While climate change is a global problem, public climate interest can vary from nation to nation. Last year, more events fuelled the climate debate. In April 2019, it was reported that 80% of the British public are now “fairly” or “very” concerned about climate change. This is the highest it has ever been.
At The Solar Centre, we wanted to understand what was causing British people to take interest in the climate change debate at different points of the year. Our aim from this research was to find out what type of event (climate protest, celebrity campaigning or climate emergencies etc.) was the most influential in getting the public to take notice of the ecological crisis.
We collected data from Google Trends to find the points of the year with the highest search interest for “climate change”. After this, we managed to find the most popular news story that occurred at that specific time by using Google News’ custom date function.
Below we can see which events caused an increase in search at different points across 2019.
Once stories were successfully attributed to a point in time, we worked out each media event’s impact on search popularity by subtracting its total popularity score from the previous period. In occasions where there were multiple stories in a certain time frame, hence multiple stories could be responsible for a surge in interest, we divided the percentage search increase by the total number of events in that time frame.
It is evident that the most crucial event of 2019, in the public climate change debate, was Greta Thunberg’s “Fridays For Future” protest on 20th September. This alone increased search popularity for “climate change” by 68%. While there had been several “Fridays For Future” protests prior to this, the September protest proved to be the largest. Over 4 million people participated worldwide. Amazon employees were so inspired by Greta, that around 1,500 Amazon workers walked out of work to protest Jeff Bezos’ “Shipment Zero”, a pledge to be carbon neutral by 2040, as not strong enough.
Climate Change – The Facts by David Attenborough also had a considerable impact with a 59% rise in search popularity when it aired on the 18th of April.
What Type of Event Engages The Public?
Climate protests were the most influential type of event. This was followed by factual evidence. However, without David Attenborough’s Climate Change – The Facts, factual evidence would have considerably less impact. Both protests and factual evidence seem much more influential than any conference, political debate and/or climate summit.
Worryingly, climate emergencies (including those that happened in Brazil and Australia) had limited impact. Celebrity campaigning had some impact on raising popularity. Notably, the 1975 releasing a song with Greta Thunberg and Coldplay deciding against touring their new album globally. Similarly, the most effective Extinction Rebellion protest was when celebrities joined in. For this particular rally of protests, there were some high-profile arrests, including Jane Fonda.

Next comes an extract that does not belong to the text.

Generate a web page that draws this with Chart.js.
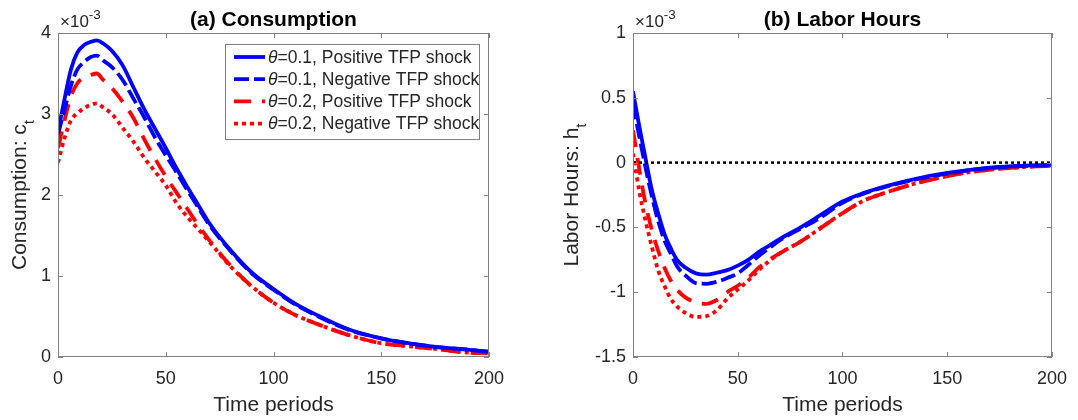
<!DOCTYPE html>
<html lang="en">

<head>
    <meta charset="utf-8">
    <title>Consumption and labor hours responses</title>
    <script src="https://cdn.jsdelivr.net/npm/chart.js@4.4.1/dist/chart.umd.min.js"></script>
    <style>
    body { margin: 0; background: #fff; }
    #wrap { position: relative; width: 1078px; height: 420px; }
    canvas { position: absolute; top: 0; }
    </style>
</head>

<body>
    <div id="wrap">
        <canvas id="cons" width="540" height="420" style="left:0"></canvas>
        <canvas id="hours" width="538" height="420" style="left:540px"></canvas>
    </div>
<script>
// time periods the curves were read at (x axis)
var periods = [0, 3, 6, 9, 12, 15, 18, 21, 25, 30, 35, 40, 45, 50, 55, 60, 65, 70, 80, 90, 100, 110, 120, 135, 150, 160, 175, 190, 200];

// consumption response, units of 1e-3
var consPos01 = [2.78, 3.18, 3.55, 3.76, 3.85, 3.89, 3.91, 3.87, 3.78, 3.60, 3.33, 3.06, 2.82, 2.58, 2.33, 2.10, 1.88, 1.66, 1.32, 1.04, 0.84, 0.66, 0.52, 0.34, 0.23, 0.18, 0.125, 0.09, 0.065];
var consNeg01 = [2.75, 3.05, 3.35, 3.55, 3.64, 3.70, 3.72, 3.66, 3.58, 3.42, 3.19, 2.96, 2.71, 2.49, 2.28, 2.06, 1.85, 1.64, 1.31, 1.03, 0.83, 0.65, 0.51, 0.335, 0.23, 0.18, 0.125, 0.09, 0.065];
var consPos02 = [2.58, 2.92, 3.22, 3.38, 3.45, 3.48, 3.50, 3.42, 3.32, 3.15, 2.95, 2.69, 2.45, 2.23, 2.03, 1.83, 1.63, 1.45, 1.13, 0.87, 0.67, 0.52, 0.41, 0.27, 0.17, 0.14, 0.10, 0.055, 0.045];
var consNeg02 = [2.40, 2.70, 2.92, 3.01, 3.07, 3.11, 3.13, 3.08, 3.00, 2.83, 2.66, 2.46, 2.29, 2.12, 1.90, 1.73, 1.58, 1.43, 1.12, 0.87, 0.67, 0.52, 0.41, 0.27, 0.17, 0.14, 0.10, 0.055, 0.045];

// labor hours response, units of 1e-3
var hoursPos01 = [0.55, 0.28, 0.03, -0.21, -0.39, -0.55, -0.66, -0.75, -0.81, -0.855, -0.865, -0.85, -0.83, -0.795, -0.75, -0.69, -0.64, -0.59, -0.50, -0.40, -0.30, -0.235, -0.185, -0.125, -0.08, -0.058, -0.034, -0.022, -0.018];
var hoursNeg01 = [0.45, 0.20, -0.04, -0.26, -0.45, -0.60, -0.70, -0.80, -0.87, -0.93, -0.935, -0.92, -0.89, -0.855, -0.79, -0.72, -0.66, -0.60, -0.51, -0.42, -0.31, -0.24, -0.19, -0.13, -0.085, -0.06, -0.036, -0.024, -0.02];
var hoursPos02 = [0.25, -0.05, -0.32, -0.52, -0.68, -0.81, -0.91, -0.98, -1.04, -1.08, -1.09, -1.06, -1.00, -0.95, -0.89, -0.81, -0.75, -0.70, -0.61, -0.50, -0.39, -0.295, -0.235, -0.16, -0.105, -0.075, -0.048, -0.03, -0.025];
var hoursNeg02 = [0.07, -0.22, -0.45, -0.65, -0.83, -0.95, -1.05, -1.11, -1.16, -1.19, -1.185, -1.14, -1.05, -0.98, -0.91, -0.83, -0.76, -0.70, -0.61, -0.50, -0.39, -0.295, -0.235, -0.16, -0.105, -0.075, -0.048, -0.03, -0.025];

var seriesLabels = ['θ=0.1, Positive TFP shock', 'θ=0.1, Negative TFP shock', 'θ=0.2, Positive TFP shock', 'θ=0.2, Negative TFP shock'];
var xTicks = [0, 50, 100, 150, 200];

var FONT = '"Liberation Sans", Arial, Helvetica, sans-serif';
var INK = '#262626';

function pts(vals) {
    return periods.map(function(t, i) { return { x: t, y: vals[i] }; });
}

function lineSet(label, vals, color, dash) {
    return {
        label: label,
        data: pts(vals),
        borderColor: color,
        borderWidth: 3.8,
        borderDash: dash,
        borderCapStyle: 'butt',
        pointRadius: 0,
        fill: false,
        cubicInterpolationMode: 'monotone'
    };
}

// box, inward ticks, titles, exponent, legend
var panelDecor = {
    id: 'panelDecor',
    afterDraw: function(chart, args, o) {
        var ctx = chart.ctx, a = chart.chartArea;
        var xs = chart.scales.x, ys = chart.scales.y;
        ctx.save();
        ctx.strokeStyle = '#808080';
        ctx.lineWidth = 1;
        ctx.strokeRect(a.left + 0.5, a.top + 0.5, a.right - a.left - 1, a.bottom - a.top - 1);
        ctx.beginPath();
        xs.ticks.forEach(function(t) {
            var p = Math.round(xs.getPixelForValue(t.value)) + 0.5;
            ctx.moveTo(p, a.bottom); ctx.lineTo(p, a.bottom - 5);
            ctx.moveTo(p, a.top); ctx.lineTo(p, a.top + 5);
        });
        ys.ticks.forEach(function(t) {
            var p = Math.round(ys.getPixelForValue(t.value)) + 0.5;
            ctx.moveTo(a.left, p); ctx.lineTo(a.left + 5, p);
            ctx.moveTo(a.right, p); ctx.lineTo(a.right - 5, p);
        });
        ctx.stroke();

        ctx.fillStyle = '#000';
        ctx.textAlign = 'center';
        ctx.textBaseline = 'alphabetic';
        ctx.font = 'bold 21px ' + FONT;
        ctx.fillText(o.title, (a.left + a.right) / 2, 26);

        ctx.fillStyle = INK;
        ctx.textAlign = 'left';
        ctx.font = '17px ' + FONT;
        ctx.fillText('×10', a.left + 2, 27);
        var w = ctx.measureText('×10').width;
        ctx.font = '13.5px ' + FONT;
        ctx.fillText('-3', a.left + 2 + w, 18.5);

        ctx.textAlign = 'center';
        ctx.font = '21px ' + FONT;
        ctx.fillText('Time periods', (a.left + a.right) / 2, 411);

        // y title with subscript
        ctx.save();
        ctx.translate(o.ylabelX, (a.top + a.bottom) / 2);
        ctx.rotate(-Math.PI / 2);
        ctx.textAlign = 'left';
        ctx.font = '21px ' + FONT;
        var mw = ctx.measureText(o.ylabel).width;
        ctx.font = '15px ' + FONT;
        var sw = ctx.measureText(o.sub).width;
        var x0 = -(mw + sw) / 2;
        ctx.font = '21px ' + FONT;
        ctx.fillText(o.ylabel, x0, 0);
        ctx.font = '15px ' + FONT;
        ctx.fillText(o.sub, x0 + mw, 8);
        ctx.restore();

        if (o.legend) {
            var L = { left: 225, top: 44, right: 479, bottom: 139 };
            ctx.fillStyle = '#fff';
            ctx.fillRect(L.left, L.top, L.right - L.left, L.bottom - L.top);
            ctx.strokeStyle = '#808080';
            ctx.strokeRect(L.left + 0.5, L.top + 0.5, L.right - L.left, L.bottom - L.top);
            chart.data.datasets.forEach(function(ds, i) {
                var y = 57 + i * 22.2;
                ctx.save();
                ctx.strokeStyle = ds.borderColor;
                ctx.lineWidth = ds.borderWidth;
                ctx.lineCap = 'butt';
                ctx.setLineDash(ds.borderDash || []);
                ctx.beginPath();
                ctx.moveTo(234, y); ctx.lineTo(265, y);
                ctx.stroke();
                ctx.restore();
                ctx.fillStyle = INK;
                ctx.textAlign = 'left';
                ctx.textBaseline = 'middle';
                ctx.font = 'italic 17.5px ' + FONT;
                ctx.fillText(ds.label.charAt(0), 268, y + 1);
                var tw = ctx.measureText(ds.label.charAt(0)).width;
                ctx.font = '17.5px ' + FONT;
                ctx.fillText(ds.label.slice(1), 268 + tw, y + 1);
            });
        }
        ctx.restore();
    }
};

function makeChart(id, datasets, yMin, yMax, yStep, areaLeft, padRight, decor) {
    return new Chart(document.getElementById(id), {
        type: 'line',
        data: { datasets: datasets },
        plugins: [panelDecor],
        options: {
            responsive: false,
            animation: false,
            events: [],
            layout: { padding: { top: 33, right: padRight, left: 0, bottom: 0 } },
            plugins: {
                legend: { display: false },
                tooltip: { enabled: false },
                panelDecor: decor
            },
            scales: {
                x: {
                    type: 'linear',
                    min: 0,
                    max: 200,
                    afterBuildTicks: function(s) { s.ticks = xTicks.map(function(v) { return { value: v }; }); },
                    afterFit: function(s) { s.height = 63; },
                    grid: { display: false, drawTicks: false },
                    border: { display: false },
                    ticks: { padding: 11, color: INK, font: { family: FONT, size: 18 }, maxRotation: 0,
                        callback: function(v) { return String(v); } }
                },
                y: {
                    min: yMin,
                    max: yMax,
                    afterFit: function(s) { s.width = areaLeft; },
                    grid: { display: false, drawTicks: false },
                    border: { display: false },
                    ticks: { stepSize: yStep, padding: 7, color: INK, font: { family: FONT, size: 18 },
                        callback: function(v) { return String(Math.round(v * 10) / 10); } }
                }
            }
        }
    });
}

makeChart('cons', [
    lineSet(seriesLabels[0], consPos01, '#0000ff', []),
    lineSet(seriesLabels[1], consNeg01, '#0000ff', [15, 5]),
    lineSet(seriesLabels[2], consPos02, '#ff0000', [17, 11]),
    lineSet(seriesLabels[3], consNeg02, '#ff0000', [4, 4])
], 0, 4, 1, 58, 51, { title: '(a) Consumption', ylabel: 'Consumption: c', sub: 't', ylabelX: 26, legend: true });

var zeroLine = {
    label: 'zero',
    data: [{ x: periods[0], y: 0 }, { x: periods[periods.length - 1], y: 0 }],
    borderColor: '#000',
    borderWidth: 2.5,
    borderDash: [3, 3],
    borderCapStyle: 'butt',
    pointRadius: 0
};

makeChart('hours', [
    zeroLine,
    lineSet(seriesLabels[0], hoursPos01, '#0000ff', []),
    lineSet(seriesLabels[1], hoursNeg01, '#0000ff', [15, 5]),
    lineSet(seriesLabels[2], hoursPos02, '#ff0000', [17, 11]),
    lineSet(seriesLabels[3], hoursNeg02, '#ff0000', [4, 4])
], -1.5, 1, 0.5, 93, 23, { title: '(b) Labor Hours', ylabel: 'Labor Hours: h', sub: 't', ylabelX: 38, legend: false });
</script>
</body>

</html>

Which Individuals Are The Most Influential?
On the individual front, the three most influential people were:
- Greta Thunberg – 116.5% increase in climate change interest (including here indirect involvement in the Youth Strike 4 Climate strikes)
- David Attenborough – 59% increase in climate change search popularity
- Donald Trump – 34% increase in climate change search interest
While Trump may have skewed public opinion in an anti-environmentalist direction, this is yet to be determined. However, what is clear is that his anti-environmentalist views were effective in leading people to research the facts themselves.
David Attenborough, on the other hand, is continuing his programming work with his new feature-length documentary “A Life On Our Planet” debuting at the Royal Albert Hall on April 16th. His campaigns are seemingly getting tougher, with an agenda of introducing a “one-child policy” and openly criticising parliament of not prioritising climate change
Last but certainly not least, Greta Thunberg had an incredible year and it looks unlikely to stop in 2020 with the recent news that she is set to trademark her name and the #FridaysForFuture movement to stop people from impersonating her.